Blumberg won the 1976 Nobel Prize in medicine or physiology with Daniel Carleton Gajdusek for discovery of the hepatitis B virus. In awarding him the prize, the Nobel Committee said Blumberg had “made discoveries giving us new views on mechanisms of infectious diseases. The impact of your conceptual reformulations is wide.” Others went further and described the discovery as “one of the greatest medical achievements of the 20th century.”
In the decades since the award, vaccines and other medical applications developed have been used worldwide, possibly saving millions of lives.
More recently, while continuing in that field, Blumberg became involved with NASA, where he was a distinguished scientist at its Astrobiology Institute and its Lunar Science Institute.
A NASA blogger wrote that Blumberg “was in a small meeting focused upon how to move humanity off this world onto others. His passing was swift — and true to form he was enthused and learning up until his last breath.”
NASA Ames Conference Center director Pete Worden said Blumberg was "a leading light in the scientific community and a great humanitarian.” Former NASA administrator Daniel Goldin, who brought Blumberg to the space agency, said "the world has lost a great man.”
Blumberg went from Queens’ Far Rockaway High School to Union College in Schenectady, N.Y.; the U.S. Navy; Columbia’s College of Physicians and Surgeons, where he received his medical degree; Balliol College, Oxford, where he received a doctorate; the Fox Chase Cancer Center in Philadelphia, University of Pennsylvania; and then became master of Balliol College. From 1999 to 2002 he was director of the Astrobiology Institute.

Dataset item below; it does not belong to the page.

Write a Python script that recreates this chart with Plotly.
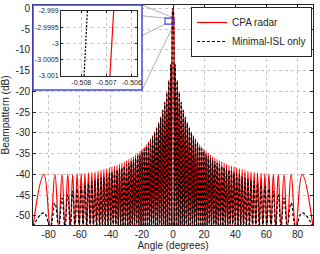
import plotly.graph_objects as go

# ---------------- data ----------------
# Side-lobe peak angles (deg) on the positive side (pattern is symmetric)
SIDELOBE_PEAK_DEG = [1.43, 2.72, 4.01, 5.31, 6.60, 7.90, 9.21, 10.52, 11.83, 13.15,
                     14.48, 15.81, 17.16, 18.51, 19.88, 21.25, 22.64, 24.05, 25.47, 26.90,
                     28.36, 29.83, 31.33, 32.85, 34.40, 35.98, 37.59, 39.24, 40.92, 42.65,
                     44.43, 46.26, 48.16, 50.14, 52.19, 54.34, 56.61, 59.04, 61.64, 64.49,
                     67.67, 71.35, 75.93, 83.0]
# Null angles (deg) between the lobes, positive side
SIDELOBE_NULL_DEG = [0.79, 2.08, 3.37, 4.66, 5.96, 7.25, 8.55, 9.86, 11.17, 12.49,
                     13.81, 15.14, 16.48, 17.83, 19.19, 20.56, 21.95, 23.34, 24.75, 26.18,
                     27.63, 29.09, 30.58, 32.09, 33.63, 35.19, 36.78, 38.41, 40.07, 41.77,
                     43.53, 45.34, 47.2, 49.14, 51.15, 53.25, 55.46, 57.81, 60.31, 63.03,
                     66.03, 69.43, 73.48, 78.89, 90.0]
NULL_DB = -52.6  # nulls fall below the bottom of the axis

CPA_PEAK_DB = [-13.5, -17.3, -20.2, -22.5, -24.4, -26.0, -27.4, -28.6, -29.7, -30.6,
               -31.4, -32.1, -32.8, -33.4, -33.9, -34.4, -34.9, -35.3, -35.7, -36.0,
               -36.4, -36.7, -37.0, -37.3, -37.5, -37.8, -38.0, -38.2, -38.4, -38.6,
               -38.8, -39.0, -39.2, -39.4, -39.5, -39.6, -39.7, -39.8, -39.9, -40.0,
               -40.0, -40.0, -40.0, -40.0]
ISL_PEAK_DB = [-13.6, -17.5, -20.4, -22.7, -24.6, -26.3, -27.7, -29.0, -30.1, -31.0,
               -31.8, -32.6, -33.3, -33.9, -34.5, -35.1, -35.6, -36.1, -36.5, -36.9,
               -37.3, -37.7, -38.0, -38.4, -38.7, -39.0, -39.3, -39.6, -39.9, -40.2,
               -40.6, -40.9, -41.2, -41.5, -41.8, -42.2, -42.6, -43.0, -43.5, -44.1,
               -44.8, -45.7, -46.9, -49.3]

# Main lobe
CPA_MAIN_DEG = [-0.5068, -0.25, 0.0, 0.25, 0.5068]
ISL_MAIN_DEG = [-0.5078, -0.25, 0.0, 0.25, 0.5078]
MAIN_DB = [-3.0, -0.75, 0.0, -0.75, -3.0]

# Inset (zoom near the -3 dB point)
INSET_DB = [-3.001, -2.999]
INSET_CPA_DEG = [-0.50687, -0.50672]
INSET_ISL_DEG = [-0.50789, -0.50776]

X_TICKS = [-80, -60, -40, -20, 0, 20, 40, 60, 80]
Y_TICKS = [0, -5, -10, -15, -20, -25, -30, -35, -40, -45, -50]
INSET_X_TICKS = [-0.508, -0.507, -0.506]
INSET_X_LABELS = ["-0.508", "-0.507", "-0.506"]
INSET_Y_TICKS = [-2.999, -2.9995, -3.0, -3.0005, -3.001]
INSET_Y_LABELS = ["-2.999", "-2.9995", "-3", "-3.0005", "-3.001"]

# zoom rectangle drawn on the main axes (data units)
ZOOM_BOX_X = [-5.14, 0.64]
ZOOM_BOX_Y = [-3.81, -2.36]

X_RANGE = [-90, 90]
Y_RANGE = [-52.2, 0.8]


def build(main_deg, peaks_db):
    n = len(SIDELOBE_PEAK_DEG)
    xs, ys = [], []
    for k in reversed(range(n)):
        xs += [-SIDELOBE_NULL_DEG[k + 1], -SIDELOBE_PEAK_DEG[k]]
        ys += [NULL_DB, peaks_db[k]]
    xs.append(-SIDELOBE_NULL_DEG[0]); ys.append(NULL_DB)
    xs += main_deg; ys += MAIN_DB
    xs.append(SIDELOBE_NULL_DEG[0]); ys.append(NULL_DB)
    for k in range(n):
        xs += [SIDELOBE_PEAK_DEG[k], SIDELOBE_NULL_DEG[k + 1]]
        ys += [peaks_db[k], NULL_DB]
    return xs, ys


cpa_x, cpa_y = build(CPA_MAIN_DEG, CPA_PEAK_DB)
isl_x, isl_y = build(ISL_MAIN_DEG, ISL_PEAK_DB)

FONT = "Liberation Sans, Arial, Helvetica, sans-serif"
AXC = "#262626"
GRID = "#c4c4c4"

fig = go.Figure()
fig.add_trace(go.Scatter(x=cpa_x, y=cpa_y, mode="lines", name="CPA radar",
                         line=dict(color="#ff0000", width=1.2, shape="spline", smoothing=1.3),
                         hoverinfo="skip"))
fig.add_trace(go.Scatter(x=isl_x, y=isl_y, mode="lines", name="Minimal-ISL only",
                         line=dict(color="#000000", width=1.2, dash="3px,2px", shape="spline",
                                   smoothing=1.3),
                         hoverinfo="skip"))
# carrier for the inset background box
fig.add_trace(go.Scatter(x=[], y=[], xaxis="x2", yaxis="y2", showlegend=False, hoverinfo="skip"))
fig.add_trace(go.Scatter(x=INSET_CPA_DEG, y=INSET_DB, xaxis="x3", yaxis="y3", mode="lines",
                         line=dict(color="#ff0000", width=1.2), showlegend=False, hoverinfo="skip"))
fig.add_trace(go.Scatter(x=INSET_ISL_DEG, y=INSET_DB, xaxis="x3", yaxis="y3", mode="lines",
                         line=dict(color="#000000", width=1.2, dash="2px,1.5px"),
                         showlegend=False, hoverinfo="skip"))

# layout geometry (pixels -> fractions of the plot area)
W, H = 320, 254
L, R, T, B = 33, 7, 5, 29
PW, PH = W - L - R, H - T - B


def px_x(p):
    return (p - L) / PW


def px_y(p):
    return 1 - (p - T) / PH


BOX = [px_x(33), px_x(142), px_y(90), px_y(5)]
INSET = [px_x(61), px_x(137), px_y(76), px_y(11)]


def dx(v):
    return (v - X_RANGE[0]) / (X_RANGE[1] - X_RANGE[0])


def dy(v):
    return (v - Y_RANGE[0]) / (Y_RANGE[1] - Y_RANGE[0])


main_axis = dict(showline=True, linecolor=AXC, linewidth=1, mirror="ticks", ticks="inside",
                 ticklen=3, tickcolor=AXC, showgrid=True, gridcolor=GRID, griddash="3px,3px",
                 gridwidth=1, zeroline=False, tickangle=0, automargin=False,
                 tickfont=dict(size=10, color=AXC, family=FONT))
inset_axis = dict(showline=True, linecolor=AXC, linewidth=1, mirror="ticks", ticks="inside",
                  ticklen=2, tickcolor=AXC, showgrid=True, gridcolor=GRID, griddash="3px,3px",
                  gridwidth=1, zeroline=False, tickangle=0, automargin=False,
                  tickfont=dict(size=7, color=AXC, family=FONT))

connector = dict(type="line", xref="paper", yref="paper", layer="below",
                 line=dict(color="#9a9a9a", width=0.8))

shapes = [
    dict(connector, x0=BOX[0], y0=BOX[3], x1=dx(ZOOM_BOX_X[0]), y1=dy(ZOOM_BOX_Y[1])),
    dict(connector, x0=BOX[1], y0=BOX[3], x1=dx(ZOOM_BOX_X[1]), y1=dy(ZOOM_BOX_Y[1])),
    dict(connector, x0=BOX[0], y0=BOX[2], x1=dx(ZOOM_BOX_X[0]), y1=dy(ZOOM_BOX_Y[0])),
    dict(connector, x0=BOX[1], y0=BOX[2], x1=dx(ZOOM_BOX_X[1]), y1=dy(ZOOM_BOX_Y[0])),
    dict(type="rect", xref="x2 domain", yref="y2 domain", x0=0, x1=1, y0=0, y1=1,
         fillcolor="#e1e6f3", line=dict(width=0), layer="below"),
    dict(type="rect", xref="x2 domain", yref="y2 domain", x0=0, x1=1, y0=0, y1=1,
         fillcolor="rgba(0,0,0,0)", line=dict(color="#4646d8", width=1.5), layer="above"),
    dict(type="rect", xref="x", yref="y", x0=ZOOM_BOX_X[0], x1=ZOOM_BOX_X[1],
         y0=ZOOM_BOX_Y[0], y1=ZOOM_BOX_Y[1], fillcolor="rgba(0,0,0,0)",
         line=dict(color="#3c3cdc", width=1.1), layer="above"),
]

fig.update_layout(
    width=W, height=H, margin=dict(l=L, r=R, t=T, b=B, autoexpand=False),
    paper_bgcolor="white", plot_bgcolor="white",
    font=dict(family=FONT, size=10, color=AXC),
    xaxis=dict(main_axis, range=X_RANGE, tickvals=X_TICKS, ticktext=[str(v) for v in X_TICKS],
               domain=[0, 1], title=dict(text="Angle (degrees)", standoff=1,
                                         font=dict(size=10, color=AXC))),
    yaxis=dict(main_axis, range=Y_RANGE, tickvals=Y_TICKS, ticktext=[str(v) for v in Y_TICKS],
               domain=[0, 1], title=dict(text="Beampattern (dB)", standoff=4,
                                         font=dict(size=10, color=AXC))),
    xaxis2=dict(domain=[BOX[0], BOX[1]], anchor="y2", range=[0, 1], visible=False, fixedrange=True),
    yaxis2=dict(domain=[BOX[2], BOX[3]], anchor="x2", range=[0, 1], visible=False, fixedrange=True),
    xaxis3=dict(inset_axis, domain=[INSET[0], INSET[1]], anchor="y3", range=[-0.5088, -0.5058],
                tickvals=INSET_X_TICKS, ticktext=INSET_X_LABELS),
    yaxis3=dict(inset_axis, domain=[INSET[2], INSET[3]], anchor="x3", range=[-3.001, -2.999],
                tickvals=INSET_Y_TICKS, ticktext=INSET_Y_LABELS),
    legend=dict(x=px_x(312), y=px_y(7), xanchor="right", yanchor="top",
                bgcolor="white", bordercolor=AXC, borderwidth=1, tracegroupgap=0,
                font=dict(size=10, color=AXC, family=FONT)),
    shapes=shapes,
    showlegend=True,
)

fig.write_html("out.html", config={"displayModeBar": False},
               post_script="document.body.style.margin='0';document.body.style.overflow='hidden';")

Blumberg wrote a lengthy autobiographical entry for the Nobel organization when he received his prize in 1976, and updated it in 2006 with details on how his discoveries had been used worldwide. In it, he described field and research trips in Africa, India and China, as well as personal information about his childhood and origins, including early Jewish learning:
“I was born in 1925, in New York City, the second of three children of Meyer and Ida Blumberg. My grandparents came to the United States from Europe at the end of the 19th century. They were members of an immigrant group who had enormous confidence in the possibilities of their adopted country. I received my elementary education at the Yeshivah of Flatbush, a Hebrew parochial school, and, at an early age, in addition to a rigorous secular education, learned the Hebrew Testament in the original language. We spent many hours on the rabbinic commentaries on the Bible and were immersed in the existential reasoning of the Talmud at an age when we could hardly have realized its impact.”
Morris Parloff, 92, a ‘Ritchie Boy’
Morris Parloff, a member of the "Ritchie Boys," a German-speaking unit of the U.S. Army that did intelligence work and psychological warfare in World War II, and who later became a psychotherapist, researcher and an administrator at the National Institute of Mental Health, died April 2 at 92. Parloff was among the surviving members of the Ritchie Boys featured in a 2004 documentary.
William H. Prusoff, 90, pharmacologist
William H. Prusoff, a Yale pharmacologist who helped develop “an effective component in the first generation of drug cocktails used to treat AIDS,” died April 3 at age 90. The Eulogizer will try to return to this story with more details in coming days.